The opening caused a public uproar, with a selected audience for the first performance, on Thursday 21 February 1901, and the first public performance scheduled for 22 February. The Times refused to review the private opening, instead waiting until the first public production on the following day. The opening production was the American musical comedy The Belle of Bohemia, which survived for 72 performances—17 more than it had accomplished when produced on Broadway. The production was followed by John Martin-Harvey's season, including A Cigarette Maker's Romance and The Only Way, an adaptation of Charles Dickens' A Tale of Two Cities.

George Edwardes produced a series of successful Edwardian musical comedies, including Kitty Grey (1901), Three Little Maids and The Girl from Kays (1902). An English version of André Messager's light opera Véronique became a hit in 1904, starring with Ruth Vincent, who also starred in Edward German's Tom Jones in 1907 in which Cicely Courtneidge made her London debut.

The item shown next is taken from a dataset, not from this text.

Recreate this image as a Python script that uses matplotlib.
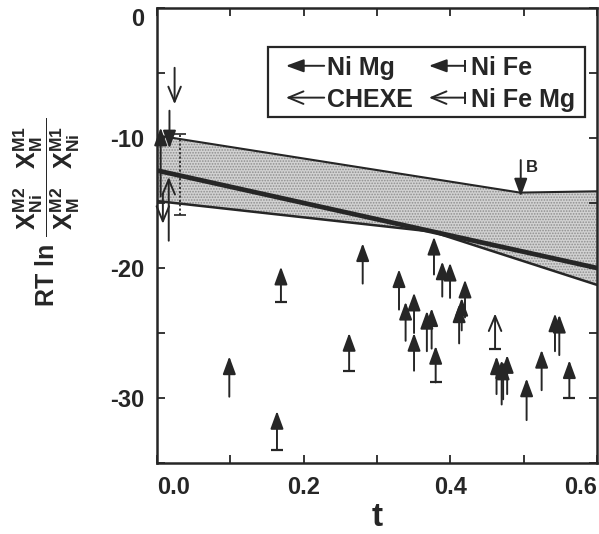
import numpy as np
import matplotlib
matplotlib.use("Agg")
import matplotlib.pyplot as plt
from matplotlib.patches import Rectangle
from matplotlib.ticker import MultipleLocator

plt.rcParams["font.family"] = ["Liberation Sans", "DejaVu Sans"]
plt.rcParams["font.weight"] = "bold"
plt.rcParams["axes.unicode_minus"] = False
plt.rcParams["mathtext.fontset"] = "custom"
plt.rcParams["mathtext.rm"] = "Liberation Sans:bold"
plt.rcParams["mathtext.it"] = "Liberation Sans:bold"
plt.rcParams["mathtext.bf"] = "Liberation Sans:bold"
plt.rcParams["mathtext.default"] = "rm"
plt.rcParams["hatch.color"] = "#8e8e8e"
plt.rcParams["hatch.linewidth"] = 0.8

INK = "#262626"

# band edges and the thick fit line (t, RT ln K)
UPPER_T = [0.0, 0.495, 0.6]
UPPER_V = [-9.8, -14.2, -14.1]
LOWER_T = [0.0, 0.375, 0.6]
LOWER_V = [-14.85, -17.2, -21.3]
FIT_T = [0.0, 0.6]
FIT_V = [-12.5, -20.0]

# arrows: t, tail value, tip value, kind
ARROW_T = [0.0986, 0.169, 0.1636, 0.262, 0.2805, 0.330, 0.339, 0.3505, 0.3505,
           0.368, 0.3745, 0.3777, 0.380, 0.389, 0.3996, 0.420, 0.4155, 0.412,
           0.461, 0.463, 0.470, 0.472, 0.4775, 0.504, 0.5245, 0.5427, 0.5486,
           0.5623,
           0.024, 0.017, 0.016, 0.005, 0.008]
ARROW_TAIL = [-29.9, -22.6, -34.0, -27.9, -21.2, -23.2, -25.6, -25.0, -27.9,
              -26.4, -26.2, -20.5, -28.8, -22.2, -22.3, -23.8, -24.8, -25.8,
              -26.2, -29.7, -30.5, -30.1, -29.7, -31.7, -29.4, -26.4, -26.7,
              -30.0,
              -4.6, -7.9, -17.9, -14.5, -14.3]
ARROW_TIP = [-26.8, -19.9, -31.0, -25.0, -18.1, -20.1, -22.6, -21.9, -25.0,
             -23.3, -23.1, -17.6, -26.0, -19.5, -19.6, -20.9, -22.3, -22.8,
             -23.5, -26.8, -27.1, -27.2, -26.7, -28.5, -26.3, -23.5, -23.6,
             -27.1,
             -7.4, -10.8, -13.0, -9.2, -16.6]
ARROW_KIND = ["NiMg", "NiFe", "NiFe", "NiFe", "NiMg", "NiMg", "NiMg", "NiMg", "NiMg",
              "NiMg", "NiMg", "NiMg", "NiFe", "NiMg", "NiMg", "NiMg", "NiMg", "NiMg",
              "NiFeMg", "NiMg", "NiMg", "NiMg", "NiMg", "NiMg", "NiMg", "NiMg", "NiMg",
              "NiFe",
              "CHEXE", "NiMg", "CHEXE", "NiMg", "CHEXE"]

# dotted error bar near t = 0
ERR_T = 0.031
ERR_LO, ERR_HI = -15.9, -9.7

# arrow marking point B
B_T, B_FROM, B_TO = 0.496, -11.7, -14.5

LEGEND_ROWS = [("NiMg", "Ni Mg"), ("NiFe", "Ni Fe"),
               ("CHEXE", "CHEXE"), ("NiFeMg", "Ni Fe Mg")]

XTICKS = [0.0, 0.2, 0.4, 0.6]
YTICKS = [-30, -20, -10, 0]

STYLE = {  # filled head?, bar at tail?
    "NiMg": (True, False),
    "NiFe": (True, True),
    "CHEXE": (False, False),
    "NiFeMg": (False, True),
}


def arrow_props(kind):
    filled, _ = STYLE[kind]
    if filled:
        style = "-|>,head_length=0.6,head_width=0.22"
    else:
        style = "->,head_length=0.6,head_width=0.25"
    return dict(arrowstyle=style, color=INK, lw=1.4, mutation_scale=18,
                shrinkA=0, shrinkB=0)


fig = plt.figure(figsize=(5.99, 5.34), dpi=100)
ax = fig.add_axes([157 / 599, 1 - 463 / 534, 440 / 599, 455 / 534])

# shaded band
grid = np.union1d(UPPER_T, LOWER_T)
ax.fill_between(grid, np.interp(grid, LOWER_T, LOWER_V),
                np.interp(grid, UPPER_T, UPPER_V),
                facecolor="#d2d2d2", hatch="......", edgecolor="none", lw=0,
                zorder=1)
ax.plot(UPPER_T, UPPER_V, color=INK, lw=1.5, zorder=3)
ax.plot(LOWER_T, LOWER_V, color=INK, lw=1.8, zorder=3)
ax.plot(FIT_T, FIT_V, color=INK, lw=3.4, zorder=3)

for t, tail, tip, kind in zip(ARROW_T, ARROW_TAIL, ARROW_TIP, ARROW_KIND):
    ax.annotate("", xy=(t, tip), xytext=(t, tail), arrowprops=arrow_props(kind),
                zorder=4)
    if STYLE[kind][1]:
        ax.plot([t], [tail], marker="_", ms=9, mew=1.6, color=INK, zorder=4)

ax.plot([ERR_T, ERR_T], [ERR_LO, ERR_HI], color=INK, lw=1.3, ls=(0, (1.2, 1.2)),
        zorder=4)
ax.plot([ERR_T, ERR_T], [ERR_LO, ERR_HI], ls="none", marker="_", ms=8, mew=1.2,
        color=INK, zorder=4)

ax.annotate("", xy=(B_T, B_TO), xytext=(B_T, B_FROM), arrowprops=arrow_props("NiMg"),
            zorder=4)
ax.text(B_T + 0.007, B_FROM - 0.6, "B", fontsize=12, color=INK, ha="left",
        va="center")

# legend box, drawn by hand so the arrow glyphs match the data marks
ax.add_patch(Rectangle((0.2523, 0.760), 0.7204, 0.155, transform=ax.transAxes,
                       fill=False, lw=1.6, ec=INK, zorder=5))
col_x = [(0.293, 0.380, 0.386), (0.618, 0.700, 0.7136)]
row_y = [(0.873, 0.853), (0.803, 0.783)]
for i, (kind, label) in enumerate(LEGEND_ROWS):
    (tip_x, tail_x, text_x), (ay, ty) = col_x[i % 2], row_y[i // 2]
    ax.annotate("", xy=(tip_x, ay), xytext=(tail_x, ay), xycoords="axes fraction",
                arrowprops=arrow_props(kind), zorder=5)
    if STYLE[kind][1]:
        ax.plot([tail_x], [ay], marker="|", ms=8, mew=1.4, color=INK,
                transform=ax.transAxes, zorder=5)
    ax.text(text_x, ty, label, transform=ax.transAxes, fontsize=18, color=INK,
            ha="left", va="baseline", zorder=5)

ax.set_xlim(0, 0.6)
ax.set_ylim(-35, 0)
ax.set_xticks(XTICKS, [f"{v:.1f}" for v in XTICKS])
ax.set_yticks(YTICKS, [f"{v:d}" for v in YTICKS])
ax.xaxis.set_minor_locator(MultipleLocator(0.1))
ax.yaxis.set_minor_locator(MultipleLocator(5))
ax.tick_params(which="both", direction="in", top=True, right=True,
               length=6, width=1.3, color=INK)
ax.tick_params(which="major", labelsize=17, labelcolor=INK, pad=9)
for s in ax.spines.values():
    s.set_linewidth(1.8)
    s.set_color(INK)

xl = ax.get_xticklabels()
xl[0].set_ha("left")
xl[-1].set_ha("right")
ax.get_yticklabels()[-1].set_va("top")

fig.text(377 / 599, 1 - 526 / 534, "t", fontsize=24, color=INK, ha="center",
         va="baseline")
ylabel = (r"$\mathrm{RT\ ln}\ \dfrac{\ X_{Ni}^{M2}\;\;\;X_{M}^{M1}\ }"
          r"{\ X_{M}^{M2}\;\;\;X_{Ni}^{M1}\ }$")
fig.text(47 / 599, 1 - 212 / 534, ylabel, fontsize=18, color=INK, rotation=90,
         ha="center", va="center")

fig.savefig("out.png", dpi=100)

Between 1908 and 1912 the theatre hosted H. G. Pelissier's The Follies. After this it staged a variety of works, including seasons of plays by Charles Hawtrey in 1913, 1914 and 1924, and Harold Brighouse's Hobson's Choice in 1916. Inside the Lines by Earl Derr Biggers ran for 421 performances in 1917. Gilbert Dayle's What Would a Gentleman Do? played in 1918 and Tilly of Bloomsbury by Ian Hay was the success in 1919.

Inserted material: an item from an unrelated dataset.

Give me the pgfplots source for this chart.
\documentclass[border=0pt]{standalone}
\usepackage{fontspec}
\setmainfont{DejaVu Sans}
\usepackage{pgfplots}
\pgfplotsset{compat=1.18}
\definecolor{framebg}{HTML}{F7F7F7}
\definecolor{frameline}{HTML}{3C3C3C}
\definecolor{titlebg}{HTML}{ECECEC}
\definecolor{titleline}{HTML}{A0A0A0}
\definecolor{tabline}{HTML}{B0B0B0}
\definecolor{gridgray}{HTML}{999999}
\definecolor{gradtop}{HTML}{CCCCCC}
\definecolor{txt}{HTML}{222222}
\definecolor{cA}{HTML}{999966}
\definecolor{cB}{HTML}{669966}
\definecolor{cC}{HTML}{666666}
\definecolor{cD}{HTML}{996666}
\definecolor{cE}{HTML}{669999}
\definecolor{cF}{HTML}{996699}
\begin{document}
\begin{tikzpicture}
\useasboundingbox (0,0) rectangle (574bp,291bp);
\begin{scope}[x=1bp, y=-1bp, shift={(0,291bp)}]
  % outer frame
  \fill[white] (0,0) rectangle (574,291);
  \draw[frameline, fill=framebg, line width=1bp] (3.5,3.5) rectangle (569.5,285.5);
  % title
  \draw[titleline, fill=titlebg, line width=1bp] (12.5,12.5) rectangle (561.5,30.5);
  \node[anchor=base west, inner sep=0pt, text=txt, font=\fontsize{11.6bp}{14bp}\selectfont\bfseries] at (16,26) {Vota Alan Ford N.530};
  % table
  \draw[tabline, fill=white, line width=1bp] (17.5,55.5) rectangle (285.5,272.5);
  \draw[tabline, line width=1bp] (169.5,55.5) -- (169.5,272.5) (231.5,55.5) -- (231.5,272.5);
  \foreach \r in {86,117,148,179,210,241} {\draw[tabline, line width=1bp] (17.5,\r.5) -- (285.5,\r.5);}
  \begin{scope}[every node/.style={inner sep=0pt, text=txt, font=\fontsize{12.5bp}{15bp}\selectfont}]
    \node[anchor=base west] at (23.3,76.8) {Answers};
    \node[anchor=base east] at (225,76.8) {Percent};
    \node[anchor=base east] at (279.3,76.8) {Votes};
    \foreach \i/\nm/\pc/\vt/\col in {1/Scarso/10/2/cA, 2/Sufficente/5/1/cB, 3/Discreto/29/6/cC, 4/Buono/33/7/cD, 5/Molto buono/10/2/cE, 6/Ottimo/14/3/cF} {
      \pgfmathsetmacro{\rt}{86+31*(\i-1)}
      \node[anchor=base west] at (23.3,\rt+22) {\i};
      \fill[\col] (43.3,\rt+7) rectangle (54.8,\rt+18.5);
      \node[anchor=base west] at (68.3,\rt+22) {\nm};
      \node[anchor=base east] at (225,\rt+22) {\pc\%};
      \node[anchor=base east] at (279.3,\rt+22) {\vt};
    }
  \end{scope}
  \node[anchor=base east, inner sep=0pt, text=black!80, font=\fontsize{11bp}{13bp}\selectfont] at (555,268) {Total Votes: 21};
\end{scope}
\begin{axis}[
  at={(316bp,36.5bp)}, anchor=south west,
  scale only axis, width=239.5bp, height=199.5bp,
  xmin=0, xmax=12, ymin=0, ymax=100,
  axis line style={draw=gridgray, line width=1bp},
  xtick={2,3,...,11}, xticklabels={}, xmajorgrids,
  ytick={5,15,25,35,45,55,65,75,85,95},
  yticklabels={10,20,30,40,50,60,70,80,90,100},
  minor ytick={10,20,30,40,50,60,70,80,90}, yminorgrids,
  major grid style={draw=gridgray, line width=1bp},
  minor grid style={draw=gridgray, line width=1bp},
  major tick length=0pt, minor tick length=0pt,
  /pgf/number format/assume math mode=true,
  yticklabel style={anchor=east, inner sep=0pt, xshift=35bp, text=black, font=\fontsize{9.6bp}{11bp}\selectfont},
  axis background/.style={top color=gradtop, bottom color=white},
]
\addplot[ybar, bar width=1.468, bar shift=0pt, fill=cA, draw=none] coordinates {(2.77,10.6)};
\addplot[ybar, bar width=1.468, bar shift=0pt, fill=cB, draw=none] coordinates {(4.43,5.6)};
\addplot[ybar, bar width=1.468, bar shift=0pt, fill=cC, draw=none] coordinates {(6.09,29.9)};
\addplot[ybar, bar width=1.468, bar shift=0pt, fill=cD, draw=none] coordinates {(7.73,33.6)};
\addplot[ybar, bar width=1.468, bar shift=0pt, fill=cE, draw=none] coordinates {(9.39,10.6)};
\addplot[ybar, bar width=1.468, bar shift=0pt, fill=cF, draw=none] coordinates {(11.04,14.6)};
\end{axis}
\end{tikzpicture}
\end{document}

George Grossmith, Jr. and Edward Laurillard managed the theatre from 1920 to 1923, presenting a series of plays and revivals, including Such a Nice Young Man by H.F. Maltby (1920) and the stage version of George Du Maurier's novel Trilby (1922). They had produced The Only Girl here in 1916 and Tilly of Bloomsbury in 1919. The Fake was produced in 1924, starring Godfrey Tearle. 1927 saw Abie's Irish Rose and Whispering Wires, with Henry Daniel. The next year, Laurence Olivier starred in R. C. Sherriff's Journey's End. Seán O'Casey's The Silver Tassie and Ivor Novello's A Symphony in Two Flats both played in 1929. Diana Wynyard starred as Charlotte Brontë in Clemence Dane's Wild Decembers in 1932. Marion Lorne was the star of a number of plays by her husband Walter Hackett from 1934 to 1937. Ian Hay's Housemaster had the most successful run in this period with 662 performances from 1936. Raymond Massey starred in Robert Sherwood's Pulitzer Prize-winning Idiot's Delight in 1938. Patrick Hamilton's play Gaslight held the stage in 1939, and Terence Rattigan's Flare Path played in 1942.

Control of the theatre transferred to Prince Littler in 1944. John Clements and Kay Hammond starred that year in a revival of Noël Coward's Private Lives, and Margaret Rutherford starred in The Happiest Days of Your Life in 1948, followed by Sybil Thorndike and Lewis Casson in Treasure Hunt, directed by John Gielgud in 1949. After this, Seagulls Over Sorrento ran for over three years beginning in 1950. The theatre's longest run was the comedy Boeing-Boeing, starring Patrick Cargill and David Tomlinson, which opened in 1962 and transferred to the Duchess Theatre in 1965. In 1968 Gielgud starred in Alan Bennett's Forty Years On, and in 1969 he returned in David Storey's Home, with Ralph Richardson. He returned to the theatre in 1988, at the age of 83, in The Best of Friends by Hugh Whitemore.

A number of hit comedies transferred to or from the theatre in the 1970s and 1980s, and other important plays here during the period included Rattigan's Separate Tables, with John Mills in 1976, Lyle Kessler's Orphans in 1986 with Albert Finney, I'm Not Rappaport the same year, with Paul Scofield, and Dorothy Tutin, Eileen Atkins and Siân Phillips in Thursday's Ladies in 1987. Driving Miss Daisy played in 1988, starring Wendy Hiller, and 1989 saw Zoë Wanamaker in Mrs Klein, Vanessa Redgrave in A Madhouse in Goa, Thunderbirds FAB starring Andrew Dawson and Gavin Robertson, and Peter O'Toole in Jeffrey Bernard Is Unwell. Penelope Wilton starred in Rattigan's The Deep Blue Sea in 1993, and In Praise of Love played in 1995 with Peter Bowles. Mark Little starred in the Laurence Olivier Award-winning one-man show, Defending the Caveman in 1999.